At the core of continuous improvement is system performance measurement. Teams that know which parts of the process to measure and do so effectively can target their work to improve those processes. Teams that don’t know how or what to measure fail at creating an effective DevOps culture.

The hard part of adopting a continuous improvement mindset is that it’s something that each member of the team needs to do. Each team member needs to be motivated to constantly look for ways to improve their craft. The team members need to be empowered to hold one another accountable when another team member doesn’t do their best work. This doesn’t have to mean calling each other out for poor performance, but it does mean that team members need to be able to recognize that something isn’t up to par and stop the team from deploying that code until it’s fixed.

How Can a Team Start With DevOps?

Starting down the DevOps path doesn’t need to be difficult or a big project. Remember that the grease between the gears of a DevOps team is collaboration, and the cornerstone principle is continuous improvement. It’s possible to take the first step toward a DevOps culture simply by opening lines of communication between developers and operations staff. Inviting administrators to a planning meeting to solicit their input on a new feature goes a long way. It builds goodwill and starts a habit of collaboration between teams. That team can do a little better in subsequent planning cycles by limiting the size of features and building on lessons learned from their previous deployments.

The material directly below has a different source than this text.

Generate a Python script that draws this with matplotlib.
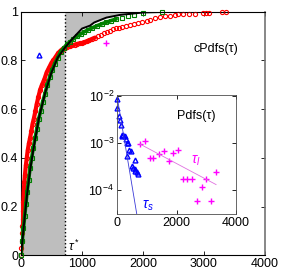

Once teams have started collaborating, the rock starts rolling downhill. Team members will identify new ways to improve processes. Those improvements feed into other processes and other parts of the code. The result is a team that’s adopted the principle of continuous improvement.

It’s important to remember that the concepts surrounding DevOps didn’t spring fully formed from the head of Zeus. They were developed by real people doing real work over years of iteration. Any team can walk that same path and learn many of those same lessons over time. Team leadership that recognizes the benefits of the DevOps culture will step up and learn from people who’ve gone before to help their team adopt DevOps more quickly.

DevOps Is Never Ending

The start of this paper posed the question, what is DevOps? The truth is that DevOps is many things to each team that adopts it. The universal constant, though, is that DevOps isn’t a fixed target. Each team must constantly adjust their expectations and practices to improve their results. Even teams that appear to have their entire DevOps approach figured out will regularly reevaluate their processes.

The other parts of this series of white papers explore the different ways that mature teams seek to improve their DevOps processes. Some will focus on processes, some on technology, but all of them will cover how to think about improving DevOps over time. That’s because DevOps is a never-ending process of team improvement. Each team has to investigate how to do that for themselves, and it’s something they’ll figure out eventually. The good news is that there are many people who’ve come before who can help show new teams the way.